Meh-na Lisa
One night in 1911, a maintenance worker at the Louvre decided to go home with the Mona Lisa hidden under his smock. When it was discovered, all of Paris was positively scandalized by the theft of a painting which, until that night, no one really gave a merde about.
Up to that point, the relatively small Mona Lisa was just one of a handful of Leonardos hanging in the museum. But when the news broke, throngs of Parisians bum-rushed the Louvre to see the empty wall space where the Mona Lisa had hung.
Le police had no clues. They hauled in Pablo Picasso for questioning, but lucky for the cubists among us, he had an alibi.
Two years later, the thief, an Italian carpenter named Vincenzo Peruggia was caught trying to sell the painting in Florence. Newspapers went crazy with the story, the Mona Lisa was plastered, above the fold, across the world, and suddenly, she became famous.
Then in 1919, when Marcel Duchamp wanted to perform a symbolic defacing of a piece of high art, he drew a goatee across a postcard of her face and suddenly, she became sacred.

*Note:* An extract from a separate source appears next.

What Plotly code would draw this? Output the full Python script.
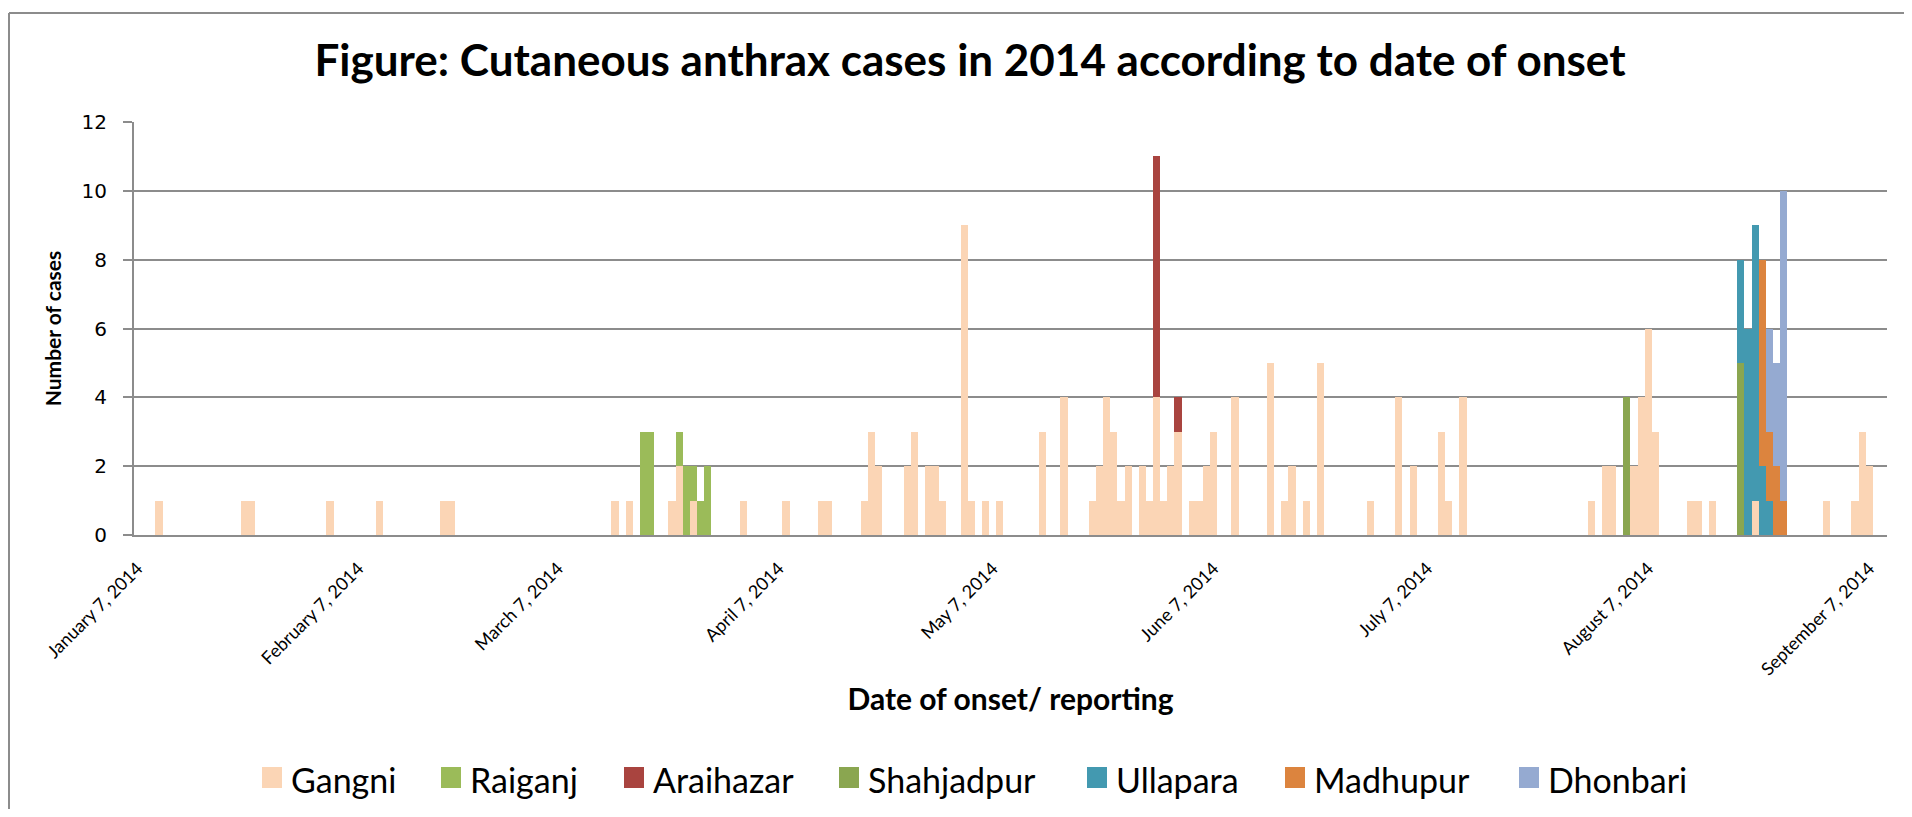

The fame she achieved as a result of this theft fed on itself and fed on itself, leading critics and academics to wax intellectual about all of her superior qualities, yielding unending conspiracy theories and ubiquitous pop culture references, until she was widely considered the greatest painting in the world.
But she is only celebrated because she is popular.
And she is only popular because she is popular.
And she only became popular because she was stolen.
And she was only stolen because she was small.